Public meetings about these projects have not shown improvement, either. DOMI originally scheduled the Swinburne Bridge meeting for June 16, but residents pushed back after finding out only 10 days in advance. The extent of DOMI’s outreach for that original meeting was a letter sent to a few residents, which those residents received on June 6. The rest of the community learned of the meeting through their neighbors who received the letter.
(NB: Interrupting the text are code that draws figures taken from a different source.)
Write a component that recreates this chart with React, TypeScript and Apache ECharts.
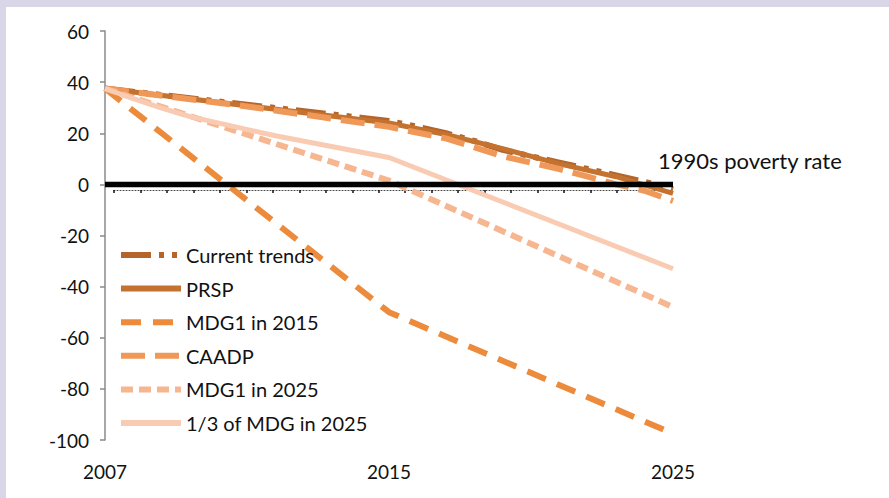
import React, { useEffect, useRef } from "react";
import * as echarts from "echarts";

// x positions: 2007 .. 2015 (left half), 2015 .. 2025 (right half)
const xLabels = [
  "2007", "", "", "", "", "", "", "", "", "",
  "2015", "", "", "", "", "", "", "", "", "",
  "2025",
];
const yTicks = { min: -100, max: 60, interval: 20 };

const seriesNames = [
  "Current trends",
  "PRSP",
  "MDG1 in 2015",
  "CAADP",
  "MDG1 in 2025",
  "1/3 of MDG in 2025",
];

const currentTrends = [37.5, null, null, 33.7, null, null, 29.9, null, null, 26.1, 24.8, 22.5, 20, 17, 13.5, 11, 8.5, 6, 3.5, 1, -2];
const prsp = [37.5, null, null, null, null, null, null, null, null, null, 24, null, 19.5, null, 14, null, 8, null, 3, null, -3.5];
const mdg2015 = [37.5, null, null, null, null, null, null, null, null, null, -50, null, null, null, null, null, null, null, null, null, -97.5];
const caadp = [37.5, null, null, null, null, 30.5, null, null, null, null, 22.5, null, 18, null, 11, 8.5, 6, 3, 0, -2.5, -6.5];
const mdg2025 = [37.5, null, null, null, null, null, null, null, null, null, 1.5, null, null, null, null, null, null, null, null, null, -48];
const thirdMdg = [37.5, 33.5, 29.8, 26.5, null, null, 19, null, null, null, 10.5, null, null, null, null, null, null, null, null, null, -33];
const poverty1990s = [0, null, null, null, null, null, null, null, null, null, null, null, null, null, null, null, null, null, null, null, 0];
const povertyLabel = "1990s poverty rate";

const dotAxisTicks = ["", "", "", "", "", "", "", "", "", "", "", "", "", "", "", "", "", "", "", "", "", ""];

const FONT = "Lato, 'Liberation Sans', sans-serif";

export default function App() {
  const ref = useRef<HTMLDivElement>(null);
  useEffect(() => {
    document.body.style.margin = "0";
    if (!ref.current) return;
    const chart = echarts.init(ref.current, undefined, { renderer: "svg" });
    const mk = (name: string, data: (number | null)[], color: string, type: any, width = 6) => ({
      name,
      type: "line",
      data,
      connectNulls: true,
      symbol: "none",
      xAxisIndex: 0,
      yAxisIndex: 0,
      lineStyle: { color, width, type, cap: "butt" },
      itemStyle: { color },
    });
    chart.setOption({
      animation: false,
      backgroundColor: "transparent",
      textStyle: { fontFamily: FONT },
      grid: [
        { left: 105, right: 216, top: 31, bottom: 58 },
        { left: 114, right: 219, top: 100, bottom: 308 },
      ],
      xAxis: [
        {
          type: "category",
          gridIndex: 0,
          data: xLabels,
          boundaryGap: false,
          axisLine: { show: false, onZero: false },
          axisTick: { show: false },
          splitLine: { show: false },
          axisLabel: { interval: 0, margin: 22, fontSize: 19, color: "#111", fontFamily: FONT },
        },
        {
          type: "category",
          gridIndex: 1,
          data: dotAxisTicks,
          boundaryGap: false,
          position: "bottom",
          axisLine: { show: true, onZero: false, lineStyle: { color: "#444", width: 1, type: [1, 2] } },
          axisTick: { show: true, interval: 0, length: 3, lineStyle: { color: "#111", width: 1.5 } },
          axisLabel: { show: false },
          splitLine: { show: false },
        },
      ],
      yAxis: [
        {
          type: "value",
          gridIndex: 0,
          min: yTicks.min,
          max: yTicks.max,
          interval: yTicks.interval,
          axisLine: { show: true, lineStyle: { color: "#8a8a8a", width: 1.5 } },
          axisTick: { show: true, length: 5, lineStyle: { color: "#8a8a8a", width: 1.5 } },
          splitLine: { show: false },
          axisLabel: { margin: 16, fontSize: 19, color: "#111", fontFamily: FONT },
        },
        { type: "value", gridIndex: 1, show: false, min: 0, max: 1 },
      ],
      legend: {
        data: seriesNames,
        orient: "vertical",
        left: 113,
        top: 239,
        itemWidth: 60,
        itemHeight: 14,
        itemGap: 11.6,
        itemStyle: { opacity: 0 },
        lineStyle: { width: 6 },
        textStyle: { fontSize: 20, color: "#111", fontFamily: FONT, lineHeight: 22 },
      },
      series: [
        mk(seriesNames[0], currentTrends, "#b5652a", [30, 8, 5, 8, 5, 8]),
        mk(seriesNames[1], prsp, "#c4722f", "solid", 5),
        mk(seriesNames[2], mdg2015, "#ec8b3b", [20, 12]),
        mk(seriesNames[3], caadp, "#f09858", [24, 10]),
        mk(seriesNames[4], mdg2025, "#f5b690", [12, 6]),
        mk(seriesNames[5], thirdMdg, "#f8cbb2", "solid", 5),
        {
          name: povertyLabel,
          type: "line",
          data: poverty1990s,
          connectNulls: true,
          symbol: "none",
          xAxisIndex: 0,
          yAxisIndex: 0,
          z: 10,
          lineStyle: { color: "#000", width: 5.5 },
          endLabel: {
            show: true,
            formatter: povertyLabel,
            offset: [-23, -24],
            fontSize: 22,
            color: "#111",
            fontFamily: FONT,
          },
        },
      ],
    });
    return () => chart.dispose();
  }, []);
  return (
    <div style={{ position: "relative", width: 889, height: 498, background: "#d9d7e7", overflow: "hidden" }}>
      <div style={{ position: "absolute", left: 6, top: 7, right: 0, bottom: 0, background: "#fff" }} />
      <div ref={ref} style={{ position: "absolute", left: 0, top: 0, width: 889, height: 498 }} />
    </div>
  );
}
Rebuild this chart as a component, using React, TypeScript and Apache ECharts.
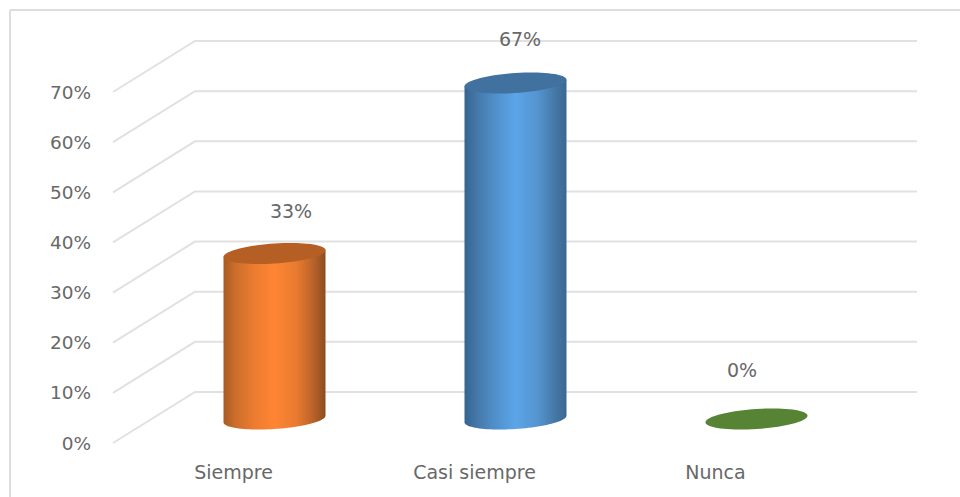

During a month-long lead-up to the rescheduled meeting, several residents asked DOMI to make the presentation (which they presumably would have prepared for the June meeting) available so the public would have time to review it in advance. None of the residents received a direct response from DOMI. About four hours before the start of the July 14 meeting, project manager Zachary Workman posted a statement in the Q&A section of the project’s Engage PGH webpage that DOMI would not honor the request.
Community demands shaped by experience
Residents have learned from years of MOC public meetings designed to check a “community engagement” box while minimizing the community’s effect on predetermined outcomes. The whole time, they were communicating ideas for better public engagement to DOMI—but DOMI ignored them. Residents have called for the following:
All meetings must be posted with a minimum of 14 days’ notice to allow working people to arrange their busy lives to attend and have their voices heard. The meeting information must be widely advertised on social media, sent to email lists, and communicated by any means necessary to community members who lack internet access.
The meeting presentation must be posted at the same time the meeting is announced. The public must be afforded sufficient time to review and understand the information being presented so they can come to the meeting prepared with questions. If you do not yet have the presentation ready, then you should postpone the meeting to give people a chance to review the presentation after you have posted it.
All meetings must include a Q&A session where every attendee is able to hear all questions asked and all answers given. The Q&A session itself should be expected to last at least an hour, if not two hours. All answers to questions should be thorough and truthful, with a clear plan for following up on information DOMI doesn’t have. The Q&A session must not be curtailed because of time constraints, especially if the presentation has taken up more than half the allotted time for the meeting. There is no reason the presentation should require so much time, especially since the public will have already had a chance to review it. Dialogue with the community should be the main focus of all meetings.
Meetings must offer an in-person option so that no community members are excluded.
Meetings with a virtual component must provide space for at least 300 virtual attendees so that no one is unable to access the meeting at any time.
After the meeting, a recording of the Zoom meeting and the chat transcript must be made available on the Engage PGH website.
Ms. Ranallo said at the July 14 meeting, “While I can’t speak to each item on your list of demands, we do want to build trust with you … We have a new administration, we have new leadership at DOMI, and we ask that you give us a chance to try to earn that trust.”
The community’s demands were compiled as a road map the city can follow to do exactly that.